Man, what a beautiful December morning. When I did the right thing and pulled myself out of bed to drag my little bod off to the gym, I found a Madrid cloaked in fog, just enough of it to soften the city, to provide an air of benign mystery. A scattering of folks were about, a mix of older folks out to get a newspaper or baguette and younger folk at the tail end of a long night's club-going. The majority didn't look overjoyed to be up at that hour (just shy of 10 a.m., early here). The younger folks, in fact, appeared ragged and surly, keeping to themselves. I can relate. I -- barely half-awake -- could easily imagine what being out in the plaza on a cool, foggy Sunday morning might feel like after a hard night of partying.
The Metro and the gym were nicely underattended. When I stepped back out onto the street, post-sweatiness, around a quarter of 12, a more normal mix of humans were about, walking together arm in arm or being pulled along by dogs on leashes.

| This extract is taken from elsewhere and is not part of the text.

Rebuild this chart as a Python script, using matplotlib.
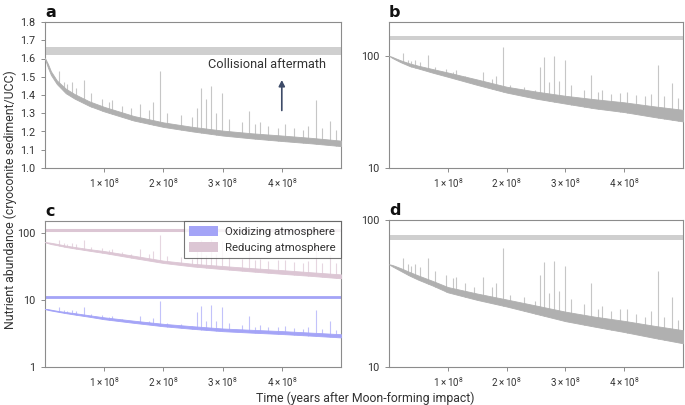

I passed a father with three children, two boys aged five or six and one adorable little girl, maybe 2-1/2, 3 years old. The father and boys were deep into an exchange among themselves, while the little sweetie had something on her mind she was trying to get across to them -- repeating what sounded like "na-se-ta-la-pa-ta-ta," all the different syllables pronounced separately just like that. Could have been a string of nonsense sounds she found entertaining or could have been some profound thought related to potatoes ('patata' being one of the two words for spud that I've heard hereabouts). The males in the group paid no attention, forcing her to repeat the phrase, louder, then again, even louder. Still no response from the others. For all I know, she's trying to get them to listen to her even now, repeating "na-se-ta-la-pa-ta-ta" at ear-rupturing volume.
Just up the block from them, a lovely 30-something woman pulled aside the curtains at a second-story window, wearing a thick, white bathrobe, face framed by long black hair. She opened the window, leaned out, dropped a set of keys to a male waiting below, him holding a plastic bag containing Sunday paper and groceries in one hand, catching the keys with the other. The window closed, she disappeared, he unlocked the building's front door, vanished inside.
The build-up to the holidays continues here, crowds clogging the city center, the energy level climbing steadily. Beneath it all, however, a winding down has begun as many people -- foreigners and Spaniards alike -- commenced the Christmas season migration, heading off to whatever points on the map function as home. Schools of all kinds have closed, much of the ubiquitous construction work has begun easing up in prep. for the holiday work stoppage.
And within the last two days the annual Yuletide explosions started up, something I've only experienced here. Individuals out on the street setting off major fireworks of the ashcan/cherry bomb variety, stopping everyone's heart for a moment, leaving sizeable clouds of smoke drifting quietly upward in the wake of the concussion. St. Nick had better pull on a flak jacket when he reaches Spain.
Sunday in Madrid, four days before Christmas. On to the afternoon.